My Goal is to have one routerboard 1100 in a datacenter and connect with several 750s to it. Through this tunnel I would like do assigne public IP Adresses. So I can plug in a 750 anywhere I want, regardless what ISP is used and have the same IPs. Realy much like the incomplete tutorial above but without a LAN in the Datacenter and the ‘home router’ should have a public Network - something like /30 or/29.
I attached a short pic of what I wanna do. I’d prefer to connect to only one IP in the datacenter - at different ports this might work.
Maybe someone of you can help me as I realy have to honestly say that I’m just not that familar with routerOS to do it on my own.
You will have to get a subnet routed to your AC (access concentrator) in the datacenter. Then, the easiest way is to create an L2TP server on the AC, and assign public IPs to the L2TP clients (which will be the 750s). Secure the whole thing with IPSec, and you are done.

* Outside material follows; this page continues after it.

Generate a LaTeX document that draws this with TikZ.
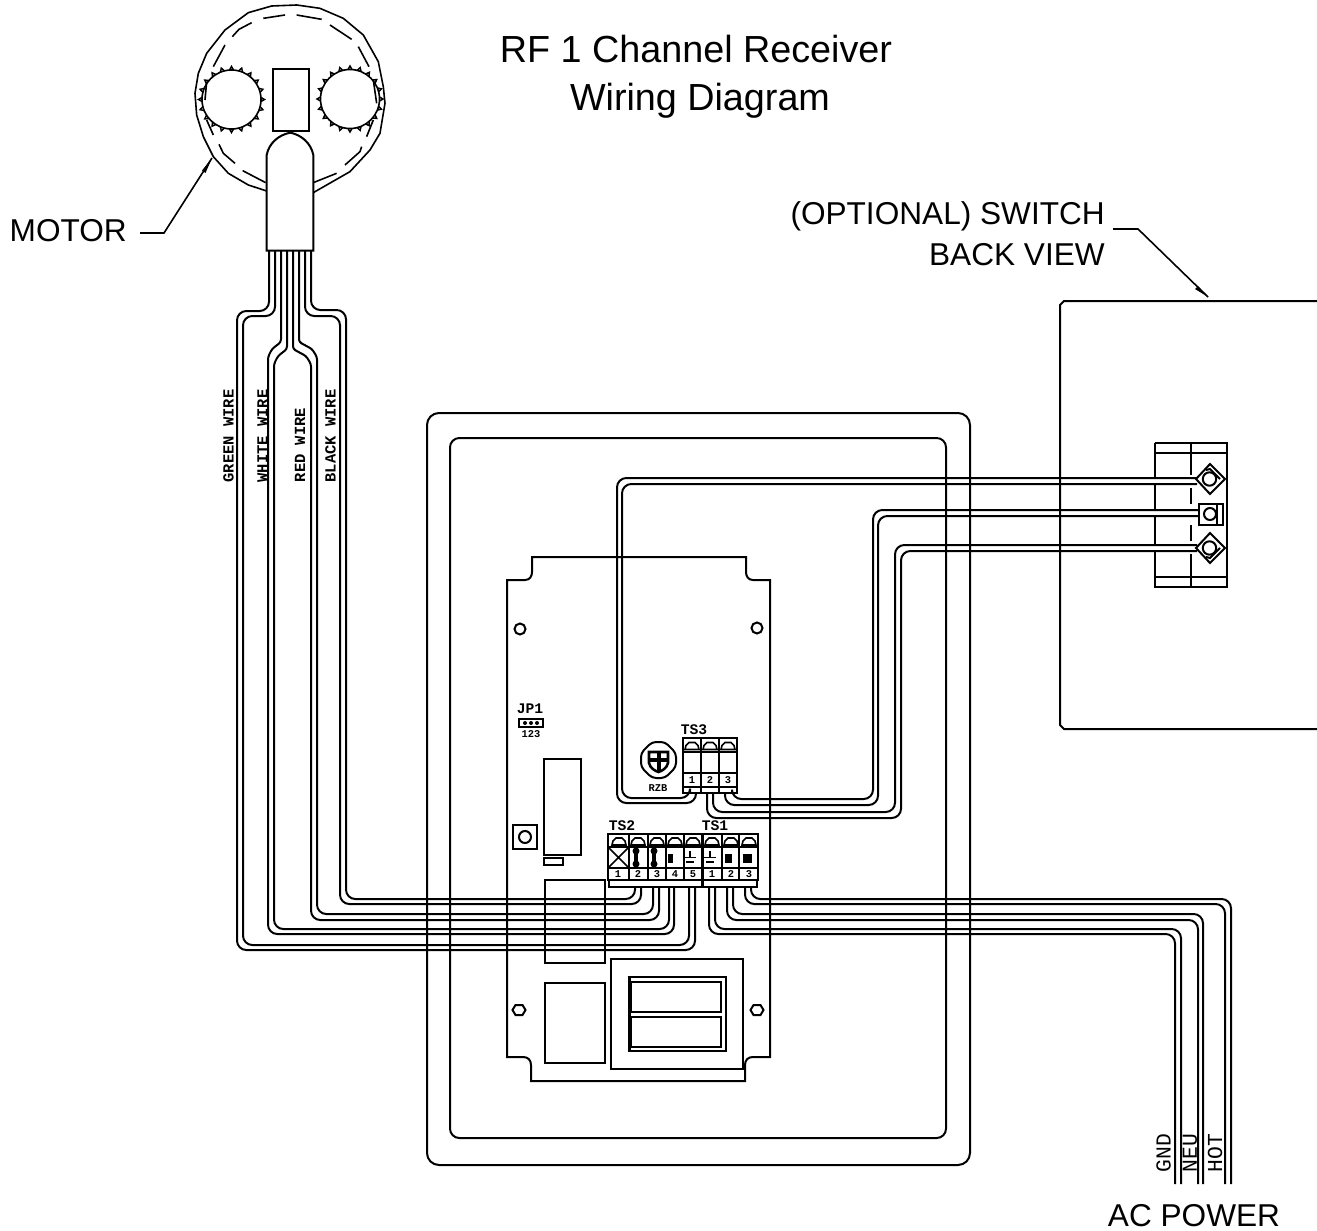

Sounds quite easy… but for me it only sounds like that.
So basically I could just do it only via L2TP and forget about IPsec as L2TP does the tunneling, am I right?
So if I connect the 750 via L2TP to the 1100 and I can set other IPs, too?
It does not have to bee some sort of assigning - setting the IPs manually is enough.
I just need a tunnel where I can route IP addresses through - and it should work for more than one client.
edit: I forgot to mention that something like openVPN would also be possible but not on routerOS as only TCP openVPN is supported
Any kind of tunneling will do then. IPIP, GRE, L2TP, PPTP, etc. I would reccomend L2TP or GRE, because they support keepalive.
L2TP has the advantage of assigning a single IP to the end device in the L2TP process already.
Or you can do GRE, which will just create a logical interface on the router, and assign IPs manually.
I would still suggest securing the tunnel using IPSec Transport mode.
So if I use L2TP then one public IP will be assigned to the 750, that sounds nice. What do I have to do in order to route other IPs? So if I assign the nex IP after the 750 to a Firewall - is it routed trough the tunnel when connected to the assigned port?
If you want multiple IPs for the 750s, you would then have to set up routing. L2TP is a point-to-point tunnel, and a single IP will be assigned to the client during the L2TP process. It can be public or private, that doesnt matter. Then route some more IPs to the L2TP client using static routes or assign them to a loopback interface on the client and use OSPF to redistribute the route to those IPs to everyone else.
How you do this depends on you and what you want to achieve.